• DATA BLOCK:

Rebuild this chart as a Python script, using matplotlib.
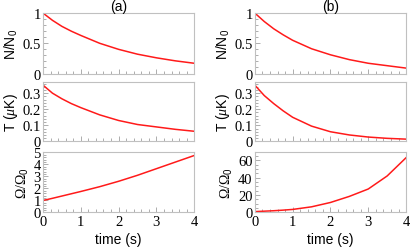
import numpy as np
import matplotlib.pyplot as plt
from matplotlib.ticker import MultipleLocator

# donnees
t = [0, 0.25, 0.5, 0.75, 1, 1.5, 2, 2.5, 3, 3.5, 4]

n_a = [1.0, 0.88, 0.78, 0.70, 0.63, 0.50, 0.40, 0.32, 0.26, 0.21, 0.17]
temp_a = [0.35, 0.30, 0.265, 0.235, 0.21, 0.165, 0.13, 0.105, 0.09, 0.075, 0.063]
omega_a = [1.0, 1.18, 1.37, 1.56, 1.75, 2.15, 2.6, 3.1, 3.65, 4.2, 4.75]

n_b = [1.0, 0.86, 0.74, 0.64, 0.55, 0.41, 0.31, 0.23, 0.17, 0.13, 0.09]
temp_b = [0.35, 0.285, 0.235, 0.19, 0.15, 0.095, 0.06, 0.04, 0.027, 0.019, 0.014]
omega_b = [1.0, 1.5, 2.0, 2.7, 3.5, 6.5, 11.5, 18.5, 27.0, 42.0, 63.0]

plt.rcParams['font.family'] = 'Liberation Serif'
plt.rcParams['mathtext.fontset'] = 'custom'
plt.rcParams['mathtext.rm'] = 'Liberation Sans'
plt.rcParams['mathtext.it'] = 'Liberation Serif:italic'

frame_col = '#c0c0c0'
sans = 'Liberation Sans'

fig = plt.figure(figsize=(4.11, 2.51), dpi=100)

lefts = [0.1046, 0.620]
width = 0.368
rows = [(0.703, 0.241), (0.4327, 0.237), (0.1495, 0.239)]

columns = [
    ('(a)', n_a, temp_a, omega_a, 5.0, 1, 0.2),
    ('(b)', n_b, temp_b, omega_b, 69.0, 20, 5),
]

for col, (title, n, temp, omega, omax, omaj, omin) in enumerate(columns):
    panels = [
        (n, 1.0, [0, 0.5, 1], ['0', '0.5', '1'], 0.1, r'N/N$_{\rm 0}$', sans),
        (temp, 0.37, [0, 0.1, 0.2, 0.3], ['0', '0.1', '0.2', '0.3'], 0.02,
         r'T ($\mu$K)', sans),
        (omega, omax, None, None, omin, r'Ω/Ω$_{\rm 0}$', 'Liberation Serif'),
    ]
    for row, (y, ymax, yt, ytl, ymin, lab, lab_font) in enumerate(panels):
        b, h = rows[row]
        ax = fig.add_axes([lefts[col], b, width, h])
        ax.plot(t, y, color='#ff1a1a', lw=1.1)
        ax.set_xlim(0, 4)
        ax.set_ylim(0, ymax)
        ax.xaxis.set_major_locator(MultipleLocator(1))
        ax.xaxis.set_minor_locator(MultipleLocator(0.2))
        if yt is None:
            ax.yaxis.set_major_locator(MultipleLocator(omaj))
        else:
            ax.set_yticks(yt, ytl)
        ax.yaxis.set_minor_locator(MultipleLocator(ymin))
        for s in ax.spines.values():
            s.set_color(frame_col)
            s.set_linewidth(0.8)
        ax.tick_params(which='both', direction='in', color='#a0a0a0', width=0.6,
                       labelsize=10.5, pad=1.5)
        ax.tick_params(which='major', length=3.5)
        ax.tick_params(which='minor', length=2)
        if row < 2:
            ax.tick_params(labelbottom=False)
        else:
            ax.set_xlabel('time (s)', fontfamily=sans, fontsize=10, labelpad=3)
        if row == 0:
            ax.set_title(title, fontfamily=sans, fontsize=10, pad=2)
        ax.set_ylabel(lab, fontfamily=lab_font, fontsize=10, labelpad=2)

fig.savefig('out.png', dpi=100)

• WHAT TO DO:
Every line from the top of the material above through the line with "2.5, 3, 3.5, 4]" should be duplicated exactly, please; leave out the pictures.

• CORRECT RESPONSE:
Rebuild this chart as a Python script, using matplotlib.
import numpy as np
import matplotlib.pyplot as plt
from matplotlib.ticker import MultipleLocator

# donnees
t = [0, 0.25, 0.5, 0.75, 1, 1.5, 2, 2.5, 3, 3.5, 4]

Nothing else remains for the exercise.